Submitted to: Texas Plant Protection Conference Program
Publication Type: Proceedings
Publication Acceptance Date: 12/11/2013
Publication Date: 12/11/2013
Citation: Brewer, M.J., Way, M.O., Armstrong, J.S., Biles, S.P., Sekula, D., Swart, J.S., Crumley, C.R., Knutson, A.E., Villanueva, R.T., Parker, R.D., Odvody, G.N., Ragsdale, D.W. 2013. Outbreak of sorghum/sugarcane aphid on sorghum: First detections, distribution, and notes on management. 25th Texas Plant Protection Conference Program, December 11-12, 2013, Bryan, TX. 1 p.

Interpretive Summary:

Technical Abstract: An outbreak of an invasive aphid was discovered damaging grain sorghum in Texas and neighboring states in 2013. It may be a new variant of sugarcane aphid, Melanaphis sacchari, that has a high preference for sorghum, or a very closely related species (M. sorghi).

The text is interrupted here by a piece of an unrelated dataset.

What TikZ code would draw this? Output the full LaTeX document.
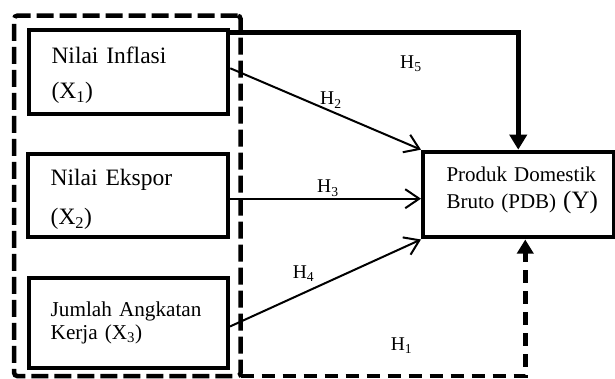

We designate it sorghum/sugarcane aphid here (SA). The 2013 outbreak caused severe damage, with producers and crop consultants estimating 25-50% yield loss and total yield loss in some unprotected fields. Infestations were initially observed after sorghum heads were developing, but likely began infesting the crop earlier. Infestations detected were very heavy, often with hundreds of SA per leaf. Leaves became sticky and shiny from honeydew and coated with sooty mold fungus (grows on honeydew) which hampered harvesting operations. Heavy SA populations and honeydew/sooty mold fields were observed in the lower Rio Grande Valley, the Gulf Coast, central Texas Blacklands, and northern counties bordering the Red River, as well as in southern Oklahoma along the Red River and from southwest to northeast Louisiana. Fall populations on remnant sorghum of harvested fields and Johnson grass have been detected in many of these counties, positioning the aphid for possible outbreaks next year. Early insecticide trials have identified early management options, and natural enemies have also been observed feeding on SA.